Noble’s solution? She said the city needed to create new zoning districts that establish both minimum and maximum heights. She pointed to one-story developments on commercial corridors -the Chipotle Restaurant, 2600 Hennepin Ave. S. and the gas station at 2801 Lyndale Ave. S. – as examples of the need for zoning changes that could require more density.
She said it is important to protect core services, such as the SAFE teams, but she did not have proposals to change the budget.
"It is so difficult as candidates," she said. "Even though I have been a policy aide with Councilmember Niziolek’s office, I have not gotten involved in the budget aspect."
Occupation: Senior data entry operator,
University of Minnesota admissions’ office
Education: High school, some college credits
Family: Wife, Sienna; baby, Francis
Neighborhood: Lowry Hill East
Party: Blue Green Alliance
Tom Moore appears to be having the most fun of any Ward 10 candidate, if his blog is any indication.
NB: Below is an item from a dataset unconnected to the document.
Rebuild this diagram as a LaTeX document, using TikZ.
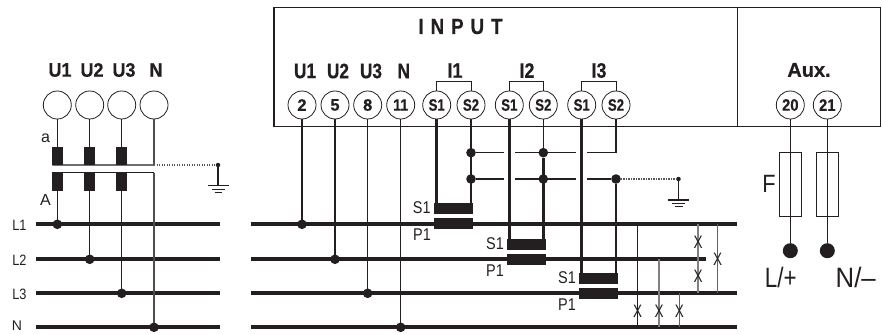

The Web log calls him "a socialist, pacifist, handsome hunk of citizen" and includes results of his recent physical by Dr. Kim (to allay any concerns he might not be able to finish his term).
However, Moore said he is trying to balance humor with a more serious pro-growth message.
Moore, a senior data entry operator at the University of Minnesota, has to fit in campaign work with his full-time job. "Because I don’t have the resources, I will look for the last month to do as much as I can," he said.
Moore, running under the Blue-Green Alliance banner, took the strongest pro-development stand. He is an unapologetic Lagoon Project backer, calling it a no-brainer, "like the baseball stadium."
The blocks near the Lagoon could have a few buildings a dozen stories high "and it wouldn’t hurt anything," he said. "Along Lake Street, along Hennepin, along parts of Lyndale Š we could easily double what we have in terms of businesses and residences."
He would support cutting Council salaries in half, a small savings, Moore said. The city’s long-term financial fix come from tax-base growth.
"This city started based on economic development, on flour mills and timber mills," he said. "We wouldn’t have beautiful parks, we wouldn’t have the good living we have, if we weren’t getting money from the big business that set up here – the Washburns, the Pillsburys.
"We want to think that we can legislate our way to good living. You can a little bit. But you also need to be generating income and producing things," Moore said.